◆ Objective ◆
Copy all of the material word for word, except for the pictures.

◆ Dataset extract ◆
- - - - -
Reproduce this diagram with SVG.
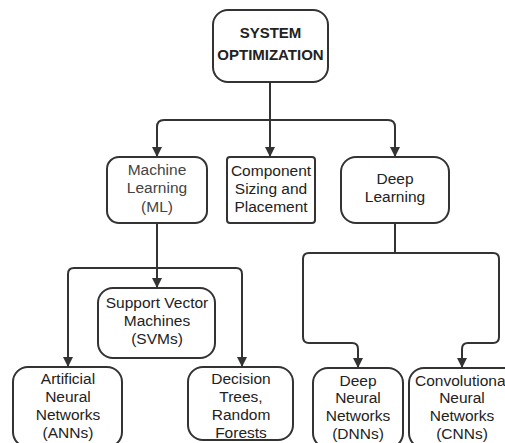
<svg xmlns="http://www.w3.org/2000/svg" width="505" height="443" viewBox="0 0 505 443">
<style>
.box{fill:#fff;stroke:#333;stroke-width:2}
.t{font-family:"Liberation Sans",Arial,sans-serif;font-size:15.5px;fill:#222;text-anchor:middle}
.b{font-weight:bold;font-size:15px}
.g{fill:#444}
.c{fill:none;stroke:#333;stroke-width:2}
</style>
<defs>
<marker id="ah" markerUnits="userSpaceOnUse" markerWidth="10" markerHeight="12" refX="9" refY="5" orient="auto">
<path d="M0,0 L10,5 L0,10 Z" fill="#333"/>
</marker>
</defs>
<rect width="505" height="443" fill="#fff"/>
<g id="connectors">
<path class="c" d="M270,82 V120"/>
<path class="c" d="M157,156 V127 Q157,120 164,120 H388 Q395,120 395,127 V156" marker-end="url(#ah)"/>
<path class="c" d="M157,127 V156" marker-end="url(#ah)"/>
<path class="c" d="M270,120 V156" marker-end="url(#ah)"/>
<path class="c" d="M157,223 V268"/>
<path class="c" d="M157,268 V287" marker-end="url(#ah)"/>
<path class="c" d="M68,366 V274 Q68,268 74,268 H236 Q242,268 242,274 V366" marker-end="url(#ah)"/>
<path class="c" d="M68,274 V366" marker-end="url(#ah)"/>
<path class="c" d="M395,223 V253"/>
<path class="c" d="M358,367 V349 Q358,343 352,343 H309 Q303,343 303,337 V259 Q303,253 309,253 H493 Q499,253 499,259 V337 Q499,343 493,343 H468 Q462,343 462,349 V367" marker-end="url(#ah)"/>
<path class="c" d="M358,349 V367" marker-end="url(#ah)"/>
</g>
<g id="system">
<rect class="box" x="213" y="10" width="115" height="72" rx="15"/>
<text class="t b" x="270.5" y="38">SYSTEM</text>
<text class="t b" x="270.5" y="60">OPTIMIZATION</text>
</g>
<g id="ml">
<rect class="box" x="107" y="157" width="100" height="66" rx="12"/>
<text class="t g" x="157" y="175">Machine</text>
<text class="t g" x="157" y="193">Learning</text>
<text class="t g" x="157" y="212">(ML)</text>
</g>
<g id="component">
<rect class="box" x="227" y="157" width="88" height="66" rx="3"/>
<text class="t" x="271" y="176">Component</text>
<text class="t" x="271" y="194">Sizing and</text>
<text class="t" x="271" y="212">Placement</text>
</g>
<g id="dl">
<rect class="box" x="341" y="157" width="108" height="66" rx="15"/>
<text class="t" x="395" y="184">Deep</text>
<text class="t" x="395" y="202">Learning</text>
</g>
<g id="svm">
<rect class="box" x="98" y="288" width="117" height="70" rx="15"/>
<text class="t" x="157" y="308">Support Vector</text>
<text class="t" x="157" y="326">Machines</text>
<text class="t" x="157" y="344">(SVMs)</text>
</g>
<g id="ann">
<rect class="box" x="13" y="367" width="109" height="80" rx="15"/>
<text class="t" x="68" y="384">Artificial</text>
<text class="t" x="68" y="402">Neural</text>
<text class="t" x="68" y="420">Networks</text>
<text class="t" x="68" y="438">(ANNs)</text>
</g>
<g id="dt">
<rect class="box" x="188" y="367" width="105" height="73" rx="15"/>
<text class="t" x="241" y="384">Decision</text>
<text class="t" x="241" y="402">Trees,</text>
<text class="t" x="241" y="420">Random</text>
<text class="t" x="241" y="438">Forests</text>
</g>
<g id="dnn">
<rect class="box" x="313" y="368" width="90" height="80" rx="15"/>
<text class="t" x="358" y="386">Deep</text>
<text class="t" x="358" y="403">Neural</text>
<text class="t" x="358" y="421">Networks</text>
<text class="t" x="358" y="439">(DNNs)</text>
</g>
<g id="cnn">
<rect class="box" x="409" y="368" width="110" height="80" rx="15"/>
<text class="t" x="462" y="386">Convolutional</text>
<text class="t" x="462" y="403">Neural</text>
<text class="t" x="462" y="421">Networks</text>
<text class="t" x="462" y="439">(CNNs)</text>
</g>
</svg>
- - - - -
◆ Solved problem ◆
Reproduce this diagram with SVG.
<svg xmlns="http://www.w3.org/2000/svg" width="505" height="443" viewBox="0 0 505 443">
<style>
.box{fill:#fff;stroke:#333;stroke-width:2}
.t{font-family:"Liberation Sans",Arial,sans-serif;font-size:15.5px;fill:#222;text-anchor:middle}
.b{font-weight:bold;font-size:15px}
.g{fill:#444}
.c{fill:none;stroke:#333;stroke-width:2}
</style>
<defs>
<marker id="ah" markerUnits="userSpaceOnUse" markerWidth="10" markerHeight="12" refX="9" refY="5" orient="auto">
<path d="M0,0 L10,5 L0,10 Z" fill="#333"/>
</marker>
</defs>
<rect width="505" height="443" fill="#fff"/>
<g id="connectors">
<path class="c" d="M270,82 V120"/>
<path class="c" d="M157,156 V127 Q157,120 164,120 H388 Q395,120 395,127 V156" marker-end="url(#ah)"/>
<path class="c" d="M157,127 V156" marker-end="url(#ah)"/>
<path class="c" d="M270,120 V156" marker-end="url(#ah)"/>
<path class="c" d="M157,223 V268"/>
<path class="c" d="M157,268 V287" marker-end="url(#ah)"/>
<path class="c" d="M68,366 V274 Q68,268 74,268 H236 Q242,268 242,274 V366" marker-end="url(#ah)"/>
<path class="c" d="M68,274 V366" marker-end="url(#ah)"/>
<path class="c" d="M395,223 V253"/>
<path class="c" d="M358,367 V349 Q358,343 352,343 H309 Q303,343 303,337 V259 Q303,253 309,253 H493 Q499,253 499,259 V337 Q499,343 493,343 H468 Q462,343 462,349 V367" marker-end="url(#ah)"/>
<path class="c" d="M358,349 V367" marker-end="url(#ah)"/>
</g>
<g id="system">
<rect class="box" x="213" y="10" width="115" height="72" rx="15"/>
<text class="t b" x="270.5" y="38">SYSTEM</text>
<text class="t b" x="270.5" y="60">OPTIMIZATION</text>
</g>
<g id="ml">
<rect class="box" x="107" y="157" width="100" height="66" rx="12"/>
<text class="t g" x="157" y="175">Machine</text>
<text class="t g" x="157" y="193">Learning</text>
<text class="t g" x="157" y="212">(ML)</text>
</g>
<g id="component">
<rect class="box" x="227" y="157" width="88" height="66" rx="3"/>
<text class="t" x="271" y="176">Component</text>
<text class="t" x="271" y="194">Sizing and</text>
<text class="t" x="271" y="212">Placement</text>
</g>
<g id="dl">
<rect class="box" x="341" y="157" width="108" height="66" rx="15"/>
<text class="t" x="395" y="184">Deep</text>
<text class="t" x="395" y="202">Learning</text>
</g>
<g id="svm">
<rect class="box" x="98" y="288" width="117" height="70" rx="15"/>
<text class="t" x="157" y="308">Support Vector</text>
<text class="t" x="157" y="326">Machines</text>
<text class="t" x="157" y="344">(SVMs)</text>
</g>
<g id="ann">
<rect class="box" x="13" y="367" width="109" height="80" rx="15"/>
<text class="t" x="68" y="384">Artificial</text>
<text class="t" x="68" y="402">Neural</text>
<text class="t" x="68" y="420">Networks</text>
<text class="t" x="68" y="438">(ANNs)</text>
</g>
<g id="dt">
<rect class="box" x="188" y="367" width="105" height="73" rx="15"/>
<text class="t" x="241" y="384">Decision</text>
<text class="t" x="241" y="402">Trees,</text>
<text class="t" x="241" y="420">Random</text>
<text class="t" x="241" y="438">Forests</text>
</g>
<g id="dnn">
<rect class="box" x="313" y="368" width="90" height="80" rx="15"/>
<text class="t" x="358" y="386">Deep</text>
<text class="t" x="358" y="403">Neural</text>
<text class="t" x="358" y="421">Networks</text>
<text class="t" x="358" y="439">(DNNs)</text>
</g>
<g id="cnn">
<rect class="box" x="409" y="368" width="110" height="80" rx="15"/>
<text class="t" x="462" y="386">Convolutional</text>
<text class="t" x="462" y="403">Neural</text>
<text class="t" x="462" y="421">Networks</text>
<text class="t" x="462" y="439">(CNNs)</text>
</g>
</svg>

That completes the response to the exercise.